Errors in set piece—in scrums Uruguay won that battle and lineouts were decent, but could have been better. Yellow cards, other penalties, and losing the territorial battle all contributed.
"While we will be looking to greatly improve on those areas, I was pleased we were able to battle through adversity and challenges and stay in the fight until the final whistle," Sumsion continued.
Some of those challenges were out of their control—an obvious example is hooker Cade Crist falling ill the day before the game, forcing Hayden McKay to slot in at #2 instead of flanker and for Logan Ballinger to get the nod at openside. Everyone handled that fairly well, in fact. McKay is one of the teams backup hookers and he had a very good game. Ballinger, too, handled the surprise start well.
But some of their other challenges were self-inflicted.
That's where they can fix things—ensuring holding-on penalties are avoided and prime scoring chances are taken.
What Sumsion did not address was Uruguay's negative play, chiefly throwing away the ball on penalties they committed, and going off their feet in rucks in order to pin tacklers and prevent them from rolling away.
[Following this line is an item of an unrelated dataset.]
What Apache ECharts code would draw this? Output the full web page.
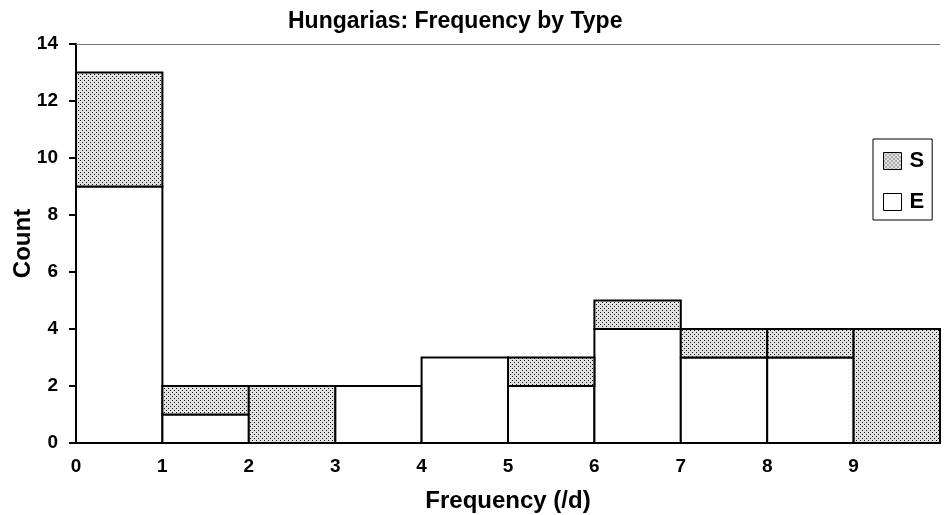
<!DOCTYPE html>
<html>
<head>
<meta charset="utf-8">
<script src="https://cdn.jsdelivr.net/npm/echarts@6/dist/echarts.min.js"></script>
<style>html,body{margin:0;padding:0;background:#fff}#c{width:946px;height:515px}</style>
</head>
<body>
<div id="c"></div>
<script>
const binStarts = [0, 1, 2, 3, 4, 5, 6, 7, 8, 9];
const binWidth = 1;
const valuesE = [9, 1, 0, 2, 3, 2, 4, 3, 3, 0];
const valuesS = [4, 1, 2, 0, 0, 1, 1, 1, 1, 4];
const xTicks = ['0','1','2','3','4','5','6','7','8','9'];
const titleText = 'Hungarias: Frequency by Type';
const FONT = '"Liberation Sans", Arial, Helvetica, sans-serif';

// dotted pattern
const pc = document.createElement('canvas');
pc.width = 4; pc.height = 4;
const pctx = pc.getContext('2d');
pctx.fillStyle = '#e2e2e2'; pctx.fillRect(0,0,4,4);
pctx.fillStyle = '#111111';
pctx.fillRect(0,0,1,1); pctx.fillRect(2,2,1,1);
const dotted = {image: pc, repeat: 'repeat'};

const dataE = [], dataS = [];
binStarts.forEach((b, i) => {
  if (valuesE[i] > 0) dataE.push([b, b + binWidth, 0, valuesE[i]]);
  if (valuesS[i] > 0) dataS.push([b, b + binWidth, valuesE[i], valuesE[i] + valuesS[i]]);
});

function rectRender(fill) {
  return function (params, api) {
    const p0 = api.coord([api.value(0), api.value(2)]);
    const p1 = api.coord([api.value(1), api.value(3)]);
    return {
      type: 'rect',
      shape: {x: p0[0], y: p1[1], width: p1[0] - p0[0], height: p0[1] - p1[1]},
      style: {fill: fill, stroke: '#000', lineWidth: 2}
    };
  };
}

const chart = echarts.init(document.getElementById('c'), null, {renderer: 'canvas'});
chart.setOption({
  animation: false,
  backgroundColor: '#fff',
  title: {
    text: titleText, left: 283, top: 5,
    textStyle: {fontFamily: FONT, fontWeight: 'bold', fontSize: 23, color: '#000'}
  },
  legend: {
    orient: 'vertical', left: 873, top: 139,
    padding: [11, 8, 7, 10],
    borderColor: '#000', borderWidth: 1,
    itemWidth: 18, itemHeight: 17, itemGap: 19,
    icon: 'rect',
    textStyle: {fontFamily: FONT, fontWeight: 'bold', fontSize: 22, color: '#000', padding: [0,0,0,3]},
    data: [
      {name: 'S', itemStyle: {color: dotted, borderColor: '#000', borderWidth: 1}},
      {name: 'E', itemStyle: {color: '#fff', borderColor: '#000', borderWidth: 1}}
    ]
  },
  grid: {left: 76, top: 44, right: 6, bottom: 72, containLabel: false, outerBoundsMode: 'none'},
  xAxis: [{
    type: 'value', min: 0, max: 10, interval: 1,
    name: 'Frequency (/d)', nameLocation: 'middle', nameGap: 46, nameMoveOverlap: false,
    nameTextStyle: {fontFamily: FONT, fontWeight: 'bold', fontSize: 24, color: '#000'},
    axisLine: {show: true, lineStyle: {color: '#000', width: 2}},
    axisTick: {show: false},
    splitLine: {show: false},
    axisLabel: {
      margin: 14, color: '#000', fontFamily: FONT, fontWeight: 'bold', fontSize: 19,
      formatter: function (v) { const i = xTicks.indexOf(String(v)); return i >= 0 ? xTicks[i] : ''; }
    }
  }, {
    type: 'value', position: 'top', min: 0, max: 10,
    axisLine: {show: true, lineStyle: {color: '#777', width: 1}},
    axisTick: {show: false}, axisLabel: {show: false}, splitLine: {show: false}
  }],
  yAxis: {
    type: 'value', min: 0, max: 14, interval: 2,
    name: 'Count', nameLocation: 'middle', nameGap: 41, nameMoveOverlap: false,
    nameTextStyle: {fontFamily: FONT, fontWeight: 'bold', fontSize: 24, color: '#000'},
    axisLine: {show: true, lineStyle: {color: '#000', width: 2}},
    axisTick: {show: true, inside: false, length: 7, lineStyle: {color: '#000', width: 2}},
    splitLine: {show: false},
    axisLabel: {margin: 18, color: '#000', fontFamily: FONT, fontWeight: 'bold', fontSize: 19}
  },
  series: [
    {name: 'E', type: 'custom', renderItem: rectRender('#fff'), itemStyle: {color: '#fff', borderColor: '#000'},
     encode: {x: [0, 1], y: [2, 3]}, data: dataE, z: 2},
    {name: 'S', type: 'custom', renderItem: rectRender(dotted), itemStyle: {color: dotted, borderColor: '#000'},
     encode: {x: [0, 1], y: [2, 3]}, data: dataS, z: 2}
  ]
});
</script>
</body>
</html>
Those two aspects should have been officiated more strictly, but the USA players also have to deal with them properly—don't start a Donnybrook over delaying a quick tap, and show demonstrably how hard you're trying roll away from the tackle.
What Sumsion did say was that the focus can't be on the opponent.
"As we look to Scotland our focus is on us and putting out a much better performance," he said.
The USA kicks off against Scotland on Thursday at 7AM ET and will be on Kenya Rugby's YouTube Channel.